空を飛べない天才たち 第五回

企画元 id:gotanda6 さん(http://d.hatena.ne.jp/gotanda6/20040707#yokoku


アイザック・アシモフ
Isaac Asimov

非常に著名な多作の作家であり、その著作は500冊以上を数える。彼の扱うテーマは科学、言語、歴史、聖書等々非常に多岐にわたるが、特にSFおよび一般向け科学解説書、また推理小説作家として非常によく知られている。長年にわたり、メンサの会員でもあった。

アシモフについて語るべき事は多い。
徹底的な人道主義者かつ合理主義者であったアシモフは、不合理な現象や根拠のない思想に対しては断固とした態度を貫いた。これはアシモフの経歴を考えれば当然の事で、まさに科学信仰の教義とも言える事だと思う。しかしながらこの教義の中に「飛行機」は含まれていなかったらしい。


アシモフの飛行機嫌いは有名で、某日本企業に講演を依頼された時も「そこは自転車で行けるのか?」と真顔で聞いたという逸話がある。本気で自転車を使おうと思っていたかは謎だが、このアシモフの性格は小説中にも投影されて出てくる。「歌う鐘(The Singing Bell)ISBN:4150107920」他に登場する地球外環境学者ウェンデル・アースの設定はアシモフの飛行機嫌い(と言うより空間恐怖?閉所愛好?)をそのまま反映させたキャラクターである。
また、「鋼鉄都市(The Caves of Steel)ISBN:4150103364」シリーズの主人公イライジャ・ベイリにもこれは受け継がれています。ただ、ウェンデル・アースと扱いが違うのは、ベイリの開放空間恐怖症はこのシリーズ中の鍵の一つとなること。作中の描写はともかく、物語のプロットの一部として書かれている為、純粋な作者投影であるウェンデル・アースとは違う。


一般的に乗り物の中というのは密閉空間と認識されやすい筈なのに、狭くて閉ざされた空間を好むアシモフにとって、飛行機はその容器としての役目を果たせなかったようである。
しかし、自分自身(容器ごと)が高度数千メートルを飛行していて、ほんの十数センチ向こうは蒼空が広がる感覚というのは想像してみると結構怖い物があるかもしれない。そういう意味ではワンダーウーマンの透明な飛行機など、人の乗るものでは無いとも思う。まあ、普通の人はそんな事自体考えるのが無駄というか、通常とは違う視界を手に入れる喜びの方が大きいはず。(馬鹿と煙は・・・などと言うツッコミはしないでください。)

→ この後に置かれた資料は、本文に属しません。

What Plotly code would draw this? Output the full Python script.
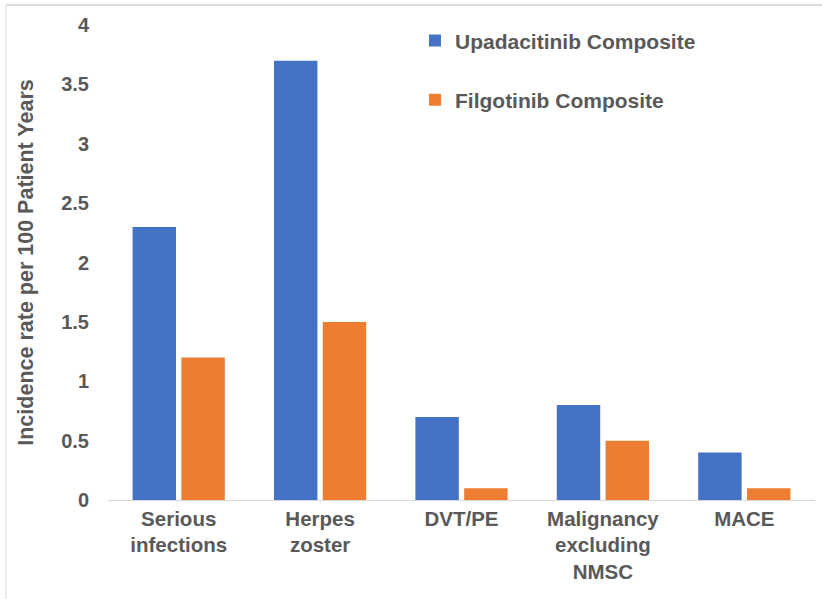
import plotly.graph_objects as go

categories = ["Serious<br>infections", "Herpes<br>zoster", "DVT/PE", "Malignancy<br>excluding<br>NMSC", "MACE"]
upadacitinib = [2.3, 3.7, 0.7, 0.8, 0.4]
filgotinib = [1.2, 1.5, 0.1, 0.5, 0.1]
y_ticks = [0, 0.5, 1, 1.5, 2, 2.5, 3, 3.5, 4]

FONT = "Liberation Sans, Arial, sans-serif"
GRAY = "#595959"

fig = go.Figure()
fig.add_trace(go.Bar(name="Upadacitinib Composite", x=categories, y=upadacitinib,
                     legendgroup="a",
                     marker=dict(color="#4472C4", line=dict(width=0))))
fig.add_trace(go.Bar(name="Filgotinib Composite", x=categories, y=filgotinib,
                     legendgroup="b",
                     marker=dict(color="#ED7D31", line=dict(width=0))))

fig.update_layout(
    width=822, height=599,
    margin=dict(l=108, r=7, t=25, b=99),
    paper_bgcolor="white", plot_bgcolor="white",
    barmode="group", bargap=0.31, bargroupgap=0.11,
    font=dict(family=FONT, color=GRAY, size=20),
    showlegend=True,
    legend=dict(x=0.4342, y=1.01, xanchor="left", yanchor="top",
                font=dict(size=21, color=GRAY, family=FONT, weight="bold"),
                tracegroupgap=29, itemwidth=30, bgcolor="rgba(0,0,0,0)"),
    xaxis=dict(showgrid=False, showline=True, linecolor="#D9D9D9", linewidth=1,
               ticks="", tickfont=dict(size=20.5, color=GRAY, family=FONT, weight="bold")),
    yaxis=dict(range=[0, 4], tickvals=y_ticks, ticktext=[f"{v:g}" for v in y_ticks],
               showgrid=False, zeroline=False, showline=False, ticks="",
               ticklabelstandoff=18,
               tickfont=dict(size=20, color=GRAY, family=FONT, weight="bold"),
               title=dict(text="Incidence rate per 100 Patient Years",
                          font=dict(size=21.5, color=GRAY, family=FONT, weight="bold"), standoff=21)),
    shapes=[
        dict(type="line", xref="paper", yref="paper", x0=-0.1443, x1=1.0099, y0=1.0421, y1=1.0421,
             line=dict(color="#D0D0D0", width=1.5)),
        dict(type="line", xref="paper", yref="paper", x0=-0.1443, x1=-0.1443, y0=1.0421, y1=-0.208,
             line=dict(color="#D9D9D9", width=1)),
    ],
)

fig.write_html("out.html", post_script="document.body.style.margin='0';",
               config={"displayModeBar": False})
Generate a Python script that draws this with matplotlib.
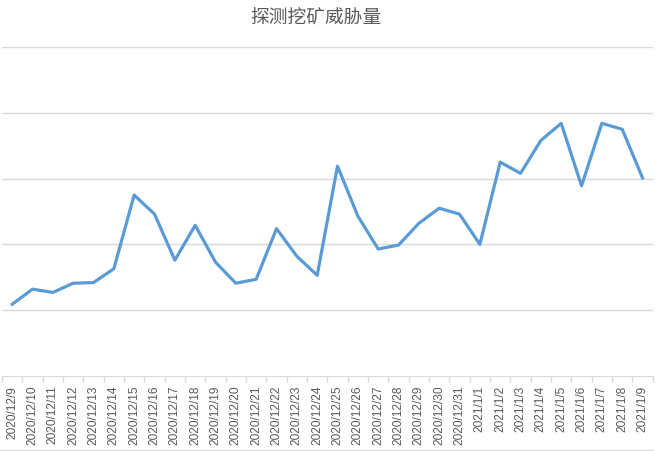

戦時中に軍の命令でやむなく乗ったことがある以外に、彼はその生涯で飛行機に乗ることは無かったという。しかし、その体験(してない体験?)をそのまま使う事で、数ある自作のキャラの中でも立ったキャラ設定となっているのが興味深い。
やはり小説家としての想像力や認識力が自分自身の置かれた立場・状態をより鮮明に感じさせてしまうのであろうか。アシモフにとっての想像の中の認識は、既に現実のものとして実感できてしまうものだったのかもしれない。